The Cloudflare Blog

Getting to the Core: Benchmarking Cloudflare’s Latest Server Hardware

Brian Bassett — Fri, 20 Nov 2020 12:00:00 GMT

Maintaining a server fleet the size of Cloudflare’s is an operational challenge, to say the least. Anything we can do to lower complexity and improve efficiency has effects for our SRE (Site Reliability Engineer) and Data Center teams that can be felt throughout a server’s 4+ year lifespan.

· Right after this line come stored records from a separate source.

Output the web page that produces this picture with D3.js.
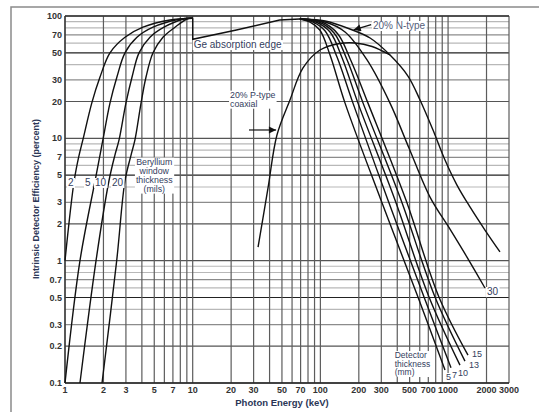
<!DOCTYPE html>
<html><head><meta charset="utf-8">
<script src="https://cdn.jsdelivr.net/npm/d3@7"></script>
<style>
body{margin:0;background:#fff}
svg{display:block}
text{font-family:Arial,"Liberation Sans",Helvetica,sans-serif}
</style>
</head><body>
<svg id="c" width="539" height="412"></svg>
<script>
// ---- data (photon energy keV, efficiency %) ----
const xTickValues = [1,2,3,5,7,10,20,30,50,70,100,200,300,500,700,1000,2000,3000];
const yTickValues = [0.1,0.2,0.3,0.5,0.7,1,2,3,5,7,10,20,30,50,70,100];

// Beryllium window curves (mils)
const be2mil  = [[1,1],[1.18,4.5],[1.29,7.3],[1.38,9.7],[1.62,19.4],[1.88,31.7],[2.25,50],[2.95,67],[4.08,81],[6.64,92.7],[8.7,95.4],[10,95.8]];
const be5mil  = [[1,0.1],[1.31,1],[1.72,4.5],[1.88,7.3],[1.98,9.7],[2.25,19.4],[2.55,31.7],[2.95,50],[3.66,67],[4.89,81],[7.67,93.6],[9.5,95.8],[10,95.8]];
const be10mil = [[1.31,0.1],[1.75,1],[2.21,4.5],[2.46,7.3],[2.65,9.7],[3.0,19.4],[3.35,31.7],[3.8,50],[4.63,67],[5.96,81],[8.55,94.5],[10,95.8]];
const be20mil = [[1.95,0.1],[2.54,1],[2.95,4.5],[3.29,7.3],[3.53,9.7],[3.94,19.4],[4.31,31.7],[4.89,50],[5.85,67],[7.27,81],[9.19,95.4],[10,95.8]];

// Ge absorption edge and common top
const geEdge = [[10,95.8],[10,64.5],[22,76.8],[48,92.7],[69,94.5]];

// Detector thickness curves (mm)
const det5mm  = [[69,94.5],[83,89.3],[99,76.8],[119,48],[156,19.4],[298,3.13],[581,0.505],[946,0.128]];
const det7mm  = [[69,94.5],[87.5,89.3],[109,75.4],[135,46.2],[180,19.4],[338,3.13],[648,0.505],[1054,0.133]];
const det10mm = [[69,94.5],[92,89.3],[119,74],[148,45.4],[197,19.4],[384,3.13],[709,0.505],[1239,0.14]];
const det13mm = [[69,94.5],[97.5,89.3],[128,72.6],[162,43.7],[216,19.4],[428,3.13],[790,0.505],[1356,0.151]];
const det15mm = [[69,94.5],[103,89.3],[137,71.3],[174,42.9],[236,19.4],[468,3.13],[848,0.505],[1432,0.169]];
const det30mm = [[69,94.5],[109,89.3],[156,74],[232,43.7],[351,19.4],[494,8.34],[722,3.31],[1035,1.81],[1406,1.07],[1945,0.598]];
const nType20 = [[69,94.5],[109,91],[170,78.3],[245,66.1],[351,48],[485,32.3],[603,20.6],[762,11.7],[946,6.65],[1174,4.15],[1484,2.75],[1945,1.78],[2549,1.18]];
const pType20 = [[32.5,1.29],[38.9,3.93],[45.7,10.65],[57.8,20.6],[73.1,37.6],[99.3,52.7],[142,59.6],[187,60.2],[254,56.3],[351,48]];

const beLabels  = [["2",1.055],["5",1.434],["10",1.718],["20",2.334]];
const detLabels = [["5",963,0.1058],["7",1073,0.1099],["10",1195,0.114],["13",1458,0.1326],["15",1539,0.163]];

// ---- chart ----
const svg = d3.select("#c");
const x = d3.scaleLog().domain([1,3000]).range([65,509]);
const y = d3.scaleLog().domain([0.1,100]).range([383,16]);

// outer frame
svg.append("rect").attr("x",11).attr("y",7).attr("width",700).attr("height",700)
  .attr("fill","none").attr("stroke","#8a8a8a").attr("stroke-width",1.5);

function mant(v){ return Math.round(v/Math.pow(10,Math.floor(Math.log10(v)+1e-9))); }
function hColor(v){ const m=mant(v); if(m===5) return "#222"; if(m===1||m===2) return "#555"; if(m===3||m===7) return "#8c8c8c"; return "#b8b8b8"; }

const gGrid = svg.append("g");
gGrid.selectAll(".h").data(y.ticks()).join("line")
  .attr("x1",x.range()[0]).attr("x2",x.range()[1])
  .attr("y1",d=>y(d)).attr("y2",d=>y(d))
  .attr("stroke",d=>hColor(d)).attr("stroke-width",1.2);
gGrid.selectAll(".v").data(x.ticks().filter(d=>d<=3000)).join("line")
  .attr("x1",d=>x(d)).attr("x2",d=>x(d))
  .attr("y1",y.range()[0]).attr("y2",y.range()[1])
  .attr("stroke","#5c5c5c").attr("stroke-width",1.2);
// axes frame lines
svg.append("line").attr("x1",x(1)).attr("x2",x(3000)).attr("y1",y(0.1)).attr("y2",y(0.1)).attr("stroke","#222").attr("stroke-width",1.4);
svg.append("line").attr("x1",x(1)).attr("x2",x(1)).attr("y1",y(0.1)).attr("y2",y(100)).attr("stroke","#333").attr("stroke-width",1.3);
svg.append("line").attr("x1",x(1)).attr("x2",x(3000)).attr("y1",y(100)).attr("y2",y(100)).attr("stroke","#333").attr("stroke-width",1.3);

// tick labels
svg.append("g").selectAll("text").data(xTickValues).join("text")
  .attr("x",d=>x(d)).attr("y",y(0.1)+10).attr("text-anchor","middle")
  .attr("font-size",9).attr("font-weight","bold").attr("fill","#333").text(d=>d);
svg.append("g").selectAll("text").data(yTickValues).join("text")
  .attr("x",x(1)-3).attr("y",d=>y(d)).attr("dy","0.35em").attr("text-anchor","end")
  .attr("font-size",9).attr("font-weight","bold").attr("fill","#333").text(d=>d);

// titles
svg.append("text").attr("x",282).attr("y",406).attr("text-anchor","middle")
  .attr("font-size",9.5).attr("font-weight","bold").attr("fill","#2b3656").text("Photon Energy (keV)");
svg.append("text").attr("transform","translate(39,199) rotate(-90)").attr("text-anchor","middle")
  .attr("font-size",9).attr("font-weight","bold").attr("fill","#2b3656").text("Intrinsic Detector Efficiency (percent)");

// curves
const smooth = d3.line().x(d=>x(d[0])).y(d=>y(d[1])).curve(d3.curveCatmullRom.alpha(0.5));
const straight = d3.line().x(d=>x(d[0])).y(d=>y(d[1]));
const gC = svg.append("g").attr("fill","none").attr("stroke","#111").attr("stroke-width",1.4);
[be2mil,be5mil,be10mil,be20mil,det5mm,det7mm,det10mm,det13mm,det15mm,det30mm,nType20,pType20]
  .forEach(s=>gC.append("path").attr("d",smooth(s)));
gC.append("path").attr("d",straight(geEdge));

// annotations with white background
const gA = svg.append("g");
function label(txt, px, py, opts={}){
  const t = gA.append("text").attr("x",px).attr("y",py)
    .attr("font-size",opts.size||9.5).attr("fill",opts.fill||"#34405e")
    .attr("text-anchor",opts.anchor||"start");
  const lines = Array.isArray(txt)?txt:[txt];
  lines.forEach((l,i)=>t.append("tspan").attr("x",px).attr("dy",i?(opts.lh||8.5):0).text(l));
  if(opts.bg!==false){
    const b = t.node().getBBox();
    gA.insert("rect","text").attr("x",b.x-1).attr("y",b.y+1).attr("width",b.width+2).attr("height",b.height-1).attr("fill","#fff");
  }
  return t;
}
// marker
const defs = svg.append("defs");
defs.append("marker").attr("id","ah").attr("viewBox","0 0 10 10").attr("refX",10).attr("refY",5)
  .attr("markerWidth",7).attr("markerHeight",6).attr("orient","auto")
  .append("path").attr("d","M0,0L10,5L0,10Z").attr("fill","#111");

label("Ge absorption edge", x(10)+1, y(54.7), {size:10});
label(["20% P-type","coaxial"], x(19.6), y(21.5), {size:8.8, lh:9});
svg.append("line").attr("x1",x(27.6)).attr("y1",y(11.7)).attr("x2",x(45)).attr("y2",y(11.7))
  .attr("stroke","#111").attr("stroke-width",1.2).attr("marker-end","url(#ah)");
label("20% N-type", x(258), y(78.3), {size:10, fill:"#55607a"});
svg.append("line").attr("x1",x(250)).attr("y1",y(85)).attr("x2",x(182)).attr("y2",y(77))
  .attr("stroke","#111").attr("stroke-width",1.2).attr("marker-end","url(#ah)");
label(["Beryllium","window","thickness","(mils)"], x(5), y(6.1), {size:8.8, anchor:"middle", lh:9});
beLabels.forEach(d=>label(d[0], x(d[1]), y(4.08), {size:10}));
label(["Detector","thickness","(mm)"], x(382), y(0.16), {size:8.5, lh:8.5});
detLabels.forEach(d=>label(d[0], x(d[1]), y(d[2]), {size:9}));
label("30", x(2017), y(0.524), {size:10});
</script>
</body></html>
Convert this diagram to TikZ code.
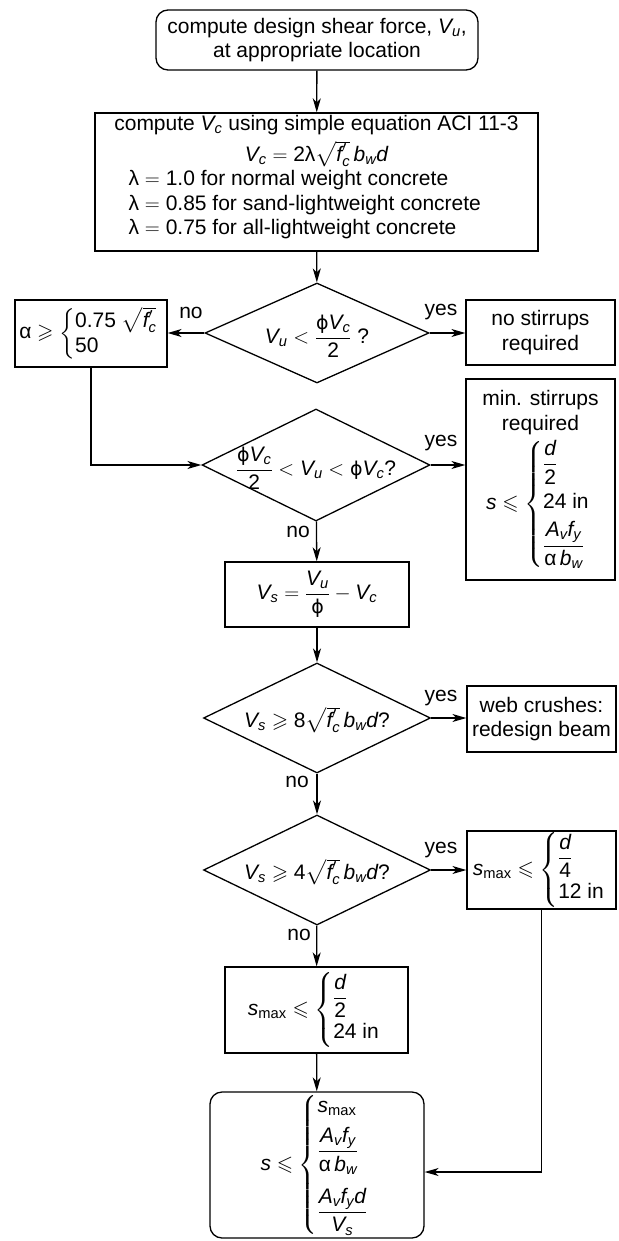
\documentclass[tikz,border=0pt]{standalone}
\usepackage{amsmath,amssymb}
\usepackage{fontspec}
\setmainfont{Liberation Sans}
\newfontfamily\dvfont{DejaVu Sans}
\usetikzlibrary{shapes.geometric,arrows.meta}
\newcommand\mi[1]{\text{\itshape #1}}
\newcommand\vr[2]{\text{\itshape #1}_{\text{\itshape #2}}}
\newcommand\rtfc{\sqrt{\mi{f}'_{\mi{c}}}}
\newcommand\lam{\text{λ}}
\newcommand\phii{\text{\dvfont\fontsize{19}{22}\selectfont ϕ}}
\newcommand\alp{\text{α}}
\newcommand\tx[1]{\text{#1}}
\newcommand\smax{\mi{s}_{\text{max}}}
\newcommand\gap[1]{\\\noalign{\vskip #1}}
\tikzset{
  box/.style={draw, rectangle, inner sep=0pt, align=center},
  rbox/.style={box, rounded corners=12pt},
  dia/.style={draw, diamond, inner sep=0pt},
  lbl/.style={inner sep=0pt, align=center},
  flow/.style={->},
}
\begin{document}
\begin{tikzpicture}[x=1pt,y=-1pt, font=\fontsize{21}{24.5}\selectfont,
  line width=1.3pt, >={Stealth[length=14pt,width=8pt,inset=4pt]}]
\useasboundingbox (0,0) rectangle (618,1241);

\node[rbox, minimum width=322pt, minimum height=60pt] (top) at (317,40)
  {compute design shear force, $\vr{V}{u}$,\\ at appropriate location};

\node[box, minimum width=443pt, minimum height=138pt] (calc) at (316.5,182) {};
\node[lbl] (calc1) at (316.5,125) {compute $\vr{V}{c}$ using simple equation ACI 11-3};
\node[lbl] (calc2) at (316.5,154) {$\vr{V}{c} = \tx{2}\lam\rtfc\,\vr{b}{w}\mi{d}$};
\node[lbl, anchor=west, align=left] (calc3) at (128,205)
  {λ $=$ 1.0 for normal weight concrete\\
   λ $=$ 0.85 for sand-lightweight concrete\\
   λ $=$ 0.75 for all-lightweight concrete};

\node[dia, minimum width=224pt, minimum height=100pt] (d1) at (317,333) {};
\node[lbl] (d1t) at (317,336) {$\vr{V}{u} < \dfrac{\phii\vr{V}{c}}{\tx{2}}$ ?};

\node[box, minimum width=152pt, minimum height=67pt] (alpha) at (91,333.5)
  {$\alp \geqslant \left\{\begin{array}{@{}l}\text{0.75 }\rtfc\\ \text{50}\end{array}\right.$};

\node[box, minimum width=149pt, minimum height=65pt] (nostir) at (540.5,332.5)
  {no stirrups\\required};

\node[dia, minimum width=228pt, minimum height=112pt] (d2) at (316,465) {};
\node[lbl] (d2t) at (316,468) {$\dfrac{\phii\vr{V}{c}}{\tx{2}} < \vr{V}{u} < \phii\vr{V}{c}$?};

\node[box, minimum width=149pt, minimum height=201pt] (minstir) at (540.5,479.5)
  {min. stirrups\\required\\[5pt]
   $\mi{s} \leqslant \left\{\begin{array}{@{}l}\dfrac{\mi{d}}{\tx{2}}\gap{7pt} \text{24 in}\gap{6pt}
     \dfrac{\vr{A}{v}\vr{f}{y}}{\alp\,\vr{b}{w}}\end{array}\right.$};

\node[box, minimum width=184pt, minimum height=65pt] (vs) at (317,594.5)
  {$\vr{V}{s} = \dfrac{\vr{V}{u}}{\phii} - \vr{V}{c}$};

\node[dia, minimum width=227pt, minimum height=110pt] (d3) at (317,718) {};
\node[lbl] (d3t) at (317,720) {$\vr{V}{s} \geqslant \tx{8}\rtfc\,\vr{b}{w}\mi{d}$?};

\node[box, minimum width=149pt, minimum height=66pt] (web) at (541.5,719)
  {web crushes:\\redesign beam};

\node[dia, minimum width=227pt, minimum height=110pt] (d4) at (317,870) {};
\node[lbl] (d4t) at (317,872) {$\vr{V}{s} \geqslant \tx{4}\rtfc\,\vr{b}{w}\mi{d}$?};

\node[box, minimum width=149pt, minimum height=78pt] (sm4) at (541.5,870)
  {$\smax \leqslant \left\{\begin{array}{@{}l}\dfrac{\mi{d}}{\tx{4}}\gap{4pt} \text{12 in}\end{array}\right.$};

\node[box, minimum width=183pt, minimum height=86pt] (sm2) at (316.5,1010)
  {$\smax \leqslant \left\{\begin{array}{@{}l}\dfrac{\mi{d}}{\tx{2}}\gap{4pt} \text{24 in}\end{array}\right.$};

\node[rbox, minimum width=214pt, minimum height=146pt] (fin) at (317,1165)
  {$\mi{s} \leqslant \left\{\begin{array}{@{}l}\smax\gap{8pt}
     \dfrac{\vr{A}{v}\vr{f}{y}}{\alp\,\vr{b}{w}}\gap{14pt}
     \dfrac{\vr{A}{v}\vr{f}{y}\mi{d}}{\vr{V}{s}}\end{array}\right.$};

\coordinate (c1) at (541.5,1172);

\draw[flow] (top) -- (calc);
\draw[flow] (calc) -- (d1);
\draw[flow] (d1.west) -- (alpha.east |- d1.west);
\draw[flow] (d1.east) -- (nostir.west |- d1.east);
\draw[flow] (alpha.south) |- (d2.west);
\draw[flow] (d2.east) -- (minstir.west |- d2.east);
\draw[flow] (d2) -- (vs);
\draw[flow] (vs) -- (d3);
\draw[flow] (d3.east) -- (web.west |- d3.east);
\draw[flow] (d3) -- (d4);
\draw[flow] (d4.east) -- (sm4.west |- d4.east);
\draw[flow] (d4) -- (sm2);
\draw[flow] (sm2) -- (fin);
\draw[flow] (sm4.south) -- (c1) -- (fin.east |- c1);

\node[lbl] (n1) at (191,313) {no};
\node[lbl] (y1) at (441,312) {yes};
\node[lbl] (y2) at (441,443) {yes};
\node[lbl] (n2) at (298,532) {no};
\node[lbl] (y3) at (441,698) {yes};
\node[lbl] (n3) at (297,782) {no};
\node[lbl] (y4) at (441,850) {yes};
\node[lbl] (n4) at (299,935) {no};
\end{tikzpicture}
\end{document}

At the Cloudflare Core, we process logs to analyze attacks and compute analytics. In 2020, our Core servers were in need of a refresh, so we decided to redesign the hardware to be more in line with our Gen X edge servers. We designed two major server variants for the core. The first is Core Compute 2020, an AMD-based server for analytics and general-purpose compute paired with solid-state storage drives. The second is Core Storage 2020, an Intel-based server with twelve spinning disks to run database workloads.

Core Compute 2020

Earlier this year, we blogged about our 10th generation edge servers or Gen X and the improvements they delivered to our edge in both performance and security. The new Core Compute 2020 server leverages many of our learnings from the edge server. The Core Compute servers run a variety of workloads including Kubernetes, Kafka, and various smaller services.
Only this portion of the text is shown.